▼引き戸は良いことばかりではない▲
扉はどのタイプを採用しようとお考えですか?
開き戸タイプや引き戸タイプ、様々にラインナップされています。各メーカーはたくさんの種類を用意していますので、タイプを選択しても、またその先に機能性や安全性、デザインなど検討することが多いのも、ドア選びの特徴です。
きっと選択するとき、一番に考えるのは「使い勝手が良いかどうか」ですよね。
マンションや賃貸物件ですと、住み始めたときには扉は既に付いていることがほとんどですので、何故そこは開き戸なのか?など考えることもないはず。
ただ、実際に使ってみてどうだったかは感じる部分はあると思いますので、その気持ちをぜひ間取り計画にも役立てていただきたいところです。
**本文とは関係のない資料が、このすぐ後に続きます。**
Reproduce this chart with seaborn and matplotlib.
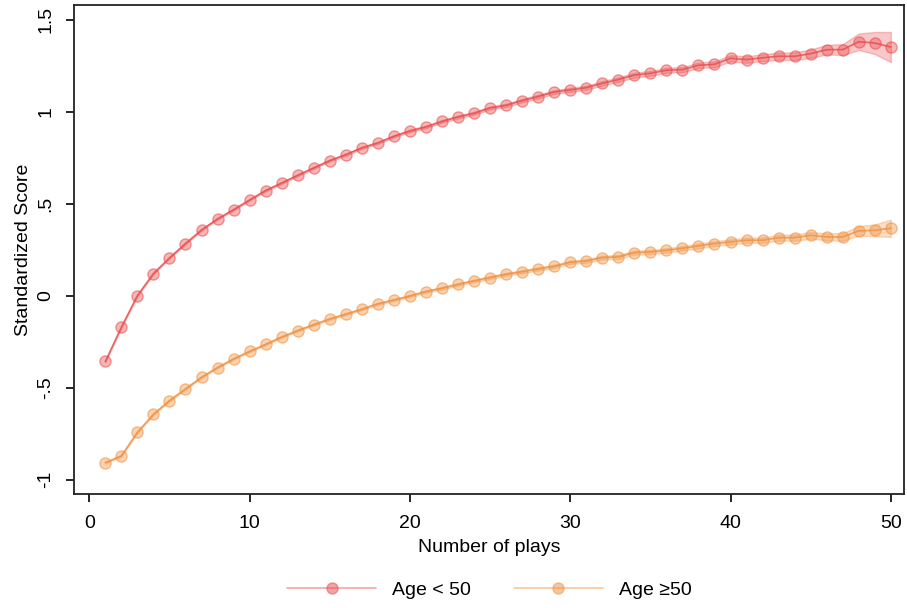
import pandas as pd
import numpy as np
import matplotlib
matplotlib.use("Agg")
import matplotlib.pyplot as plt
import seaborn as sns

# data
plays = list(range(1, 51))

young_mean = [-0.358, -0.172, 0.000, 0.120, 0.205, 0.283, 0.357, 0.417, 0.467, 0.520,
              0.571, 0.612, 0.654, 0.694, 0.734, 0.766, 0.803, 0.830, 0.866, 0.895,
              0.917, 0.947, 0.971, 0.991, 1.020, 1.034, 1.060, 1.082, 1.107, 1.118,
              1.130, 1.154, 1.174, 1.199, 1.208, 1.225, 1.228, 1.252, 1.257, 1.290,
              1.283, 1.293, 1.301, 1.301, 1.315, 1.337, 1.337, 1.380, 1.373, 1.351]
young_ci = [0.004, 0.004, 0.004, 0.004, 0.004, 0.004, 0.004, 0.004, 0.004, 0.004,
            0.005, 0.005, 0.005, 0.005, 0.005, 0.006, 0.006, 0.006, 0.006, 0.007,
            0.007, 0.007, 0.008, 0.008, 0.008, 0.009, 0.009, 0.010, 0.010, 0.011,
            0.011, 0.012, 0.012, 0.013, 0.013, 0.014, 0.014, 0.015, 0.016, 0.017,
            0.018, 0.019, 0.020, 0.021, 0.023, 0.026, 0.030, 0.045, 0.060, 0.082]

old_mean = [-0.908, -0.871, -0.743, -0.645, -0.571, -0.507, -0.444, -0.391, -0.344, -0.303,
            -0.265, -0.225, -0.190, -0.158, -0.127, -0.101, -0.074, -0.045, -0.024, -0.002,
            0.022, 0.040, 0.061, 0.080, 0.098, 0.116, 0.130, 0.145, 0.159, 0.181,
            0.188, 0.207, 0.210, 0.234, 0.237, 0.246, 0.257, 0.270, 0.283, 0.292,
            0.301, 0.301, 0.315, 0.315, 0.328, 0.319, 0.319, 0.352, 0.355, 0.366]
old_ci = [0.004, 0.004, 0.004, 0.004, 0.004, 0.004, 0.004, 0.004, 0.004, 0.004,
          0.004, 0.004, 0.005, 0.005, 0.005, 0.005, 0.005, 0.006, 0.006, 0.006,
          0.006, 0.007, 0.007, 0.007, 0.008, 0.008, 0.008, 0.009, 0.009, 0.009,
          0.010, 0.010, 0.011, 0.011, 0.011, 0.012, 0.012, 0.013, 0.013, 0.014,
          0.014, 0.015, 0.016, 0.017, 0.018, 0.019, 0.021, 0.026, 0.032, 0.047]

labels = ["Age < 50", "Age \u226550"]
colors = ["#e84a4c", "#ef8f3e"]

df = pd.DataFrame({
    "plays": plays * 2,
    "score": young_mean + old_mean,
    "ci": young_ci + old_ci,
    "group": [labels[0]] * 50 + [labels[1]] * 50,
})

sns.set_style("white")
plt.rcParams['font.family'] = ['Liberation Sans', 'DejaVu Sans']
plt.rcParams['text.color'] = 'black'
plt.rcParams['axes.labelcolor'] = 'black'
plt.rcParams['xtick.color'] = 'black'
plt.rcParams['ytick.color'] = 'black'

fig = plt.figure(figsize=(9.07, 6.08), dpi=100)
ax = fig.add_axes([0.0816, 0.187, 0.9154, 0.804])

for lab, col in zip(labels, colors):
    sub = df[df.group == lab]
    ax.fill_between(sub.plays, sub.score - sub.ci, sub.score + sub.ci,
                    color=col, alpha=0.3, linewidth=1, edgecolor=col)
    sns.lineplot(x="plays", y="score", data=sub, ax=ax, color=col,
                 linewidth=1.2, marker="o", markersize=8,
                 markeredgewidth=1.0, label=lab, errorbar=None)

# semi transparent lines and markers, like the original
for line in ax.lines:
    c = line.get_color()
    line.set_alpha(None)
    line.set_color(matplotlib.colors.to_rgba(c, 0.8))
    line.set_markerfacecolor(matplotlib.colors.to_rgba(c, 0.4))
    line.set_markeredgecolor(matplotlib.colors.to_rgba(c, 0.55))

ax.set_xlim(-0.955, 50.84)
ax.set_ylim(-1.08, 1.577)
ax.set_xticks([0, 10, 20, 30, 40, 50])
ax.set_yticks([-1, -0.5, 0, 0.5, 1, 1.5])
ax.set_yticklabels(["-1", "-.5", "0", ".5", "1", "1.5"], rotation=90, va="center")
ax.tick_params(axis="both", direction="out", length=6, width=1.2, labelsize=14,
               bottom=True, left=True)
ax.tick_params(axis="x", pad=9)
ax.tick_params(axis="y", pad=8)

for s in ax.spines.values():
    s.set_color("#222222")
    s.set_linewidth(1.3)

ax.set_xlabel("Number of plays", fontsize=14, labelpad=5)
ax.set_ylabel("Standardized Score", fontsize=14, labelpad=4)

leg = ax.legend(loc="upper center", bbox_to_anchor=(0.5, -0.142), ncol=2,
                frameon=False, fontsize=14, handlelength=4.6, columnspacing=2.2,
                handletextpad=0.8)
for h in leg.legend_handles:
    h.set_alpha(0.5)

fig.savefig("out.png", dpi=100)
今回は、引き戸を選択した場合、どのような注意点があるのかお話ししたいと思います。
扉によっては生活に支障がでることもありますので、注意して選びましょうね。
▼引き戸の「引き残し」とは▼
間取りを計画する方の中には、「基本的にすべて引き戸で計画しています」という方もいます。
以前、「引き戸と開き戸の使い分け」についての投稿をしました。お互いにメリットデメリットはありますので、できればしっかりと使い分けをしてほしいなと感じます。
引き戸で計画するときに「引き残し」というものを意識しているでしょうか?
この「引き残し」という言葉を初めて聞いたというのであれば、一度確認しておくとよいでしょう。実は、意外に使いづらくなる要因になるものです。
まず、この「引き残し」とは何か?という説明をしておきます。
簡単に言うと、引き戸を開けた時に、全部がすっぽり引き切らないで、少しだけ残って止まるというのはおわかりでしょうか。
この少しだけ残った部分のことを「引き残し」といいます。
何のためにあるのかというと、単純に「手を挟めないため」に存在します。全部しまっちゃうと指を一緒にはさめてしまうというケガが過去に多かったから、進化したということですね。
さて、ではなぜこれが使いづらい要因になるのかというと。
【その分だけ狭くなるから】です。
そんなんあたり前じゃねーかという声が聞こえてきそうですが、これが結構狭くなります。一般的なドアで計算してみましょう。
まず開き戸の場合です。
通路幅の壁芯910mm-壁の厚さ125mm-ドア枠25mm×両サイド2=735mm
つまり、開き戸の一般的な間口は「735mm」程度となります。商品の規格がありますので、「程度」と書かせてもらいます。
きっとみなさんが良く通っているドアの幅はこのくらいだと思います。非常に一般的です。
では引き戸はどうなるかというと。
ドアの幅から引き残しの分を引く形になりますので、
開き戸の間口735mm-引き残し100mm=635mm
つまり、引き戸の一般的な間口は「635mm」程度ということになります。
60cm程度しか通路幅はないということになってしまいます。
これも実際は規格がありますので、引き残しが80mmの商品もあれば、120mmの商品もありますので、一概には言えませんが狭くなってしまうことは事実。
635mmと聞くと、かなり狭いと感じるのではないでしょうか。トイレで使う開き戸と同じくらいの感覚ですね。
成人の肩幅は60㎝位ですので大人が通るときに、もしかしたらぶつかってしまう人もいるのではないでしょうか。
意外と盲点になる部分ですよね。単純にデザインなどから安易に選択してはいけないということがお分かりいただけたでしょうか。
▼まとめ▼
間取り図といういうのは、通路幅に対してぎりぎりまで大きく記載してありますから、見た目には開き戸と同じ間口になっているように錯覚します。
実際に開いた状態の引き戸で引き残しの部分まで図面に描かれていれば、開き戸より幅が狭いことが理解できるかもしれません。
図面というのは設計・施工など家を作るために必要なものであって、専門用語が使われていたり、形式的に描かれていたりするものですよね。
なので素人が見ても理解できないのは当然のことです。
「ここの部分を引き戸にしたいのですが」の要望に対して、
「引き残しの分狭くなってしまいますが支障はないでしょうか?」
などのような会話をされることが私としては望ましい形と考えます。
しかし現実的には、100mmも狭くなっているということ、それに気づかず「使い勝手」だけを重視して計画してしまう人が多いということなのです。
逆に言うと、開き戸と同じ大きさにするためには100mm以上の幅を必要とするので、スライドさせる扉を加味すると、かなりの横幅が必要ということになります。
そういう気付かない不便さを、実生活に入ってから気付くことのないように、一度確認してみることをお勧めいたします。
今回は、引き戸の「引き残し」のお話をさせていただきました。
ぜひご参考にしていただければ幸いです。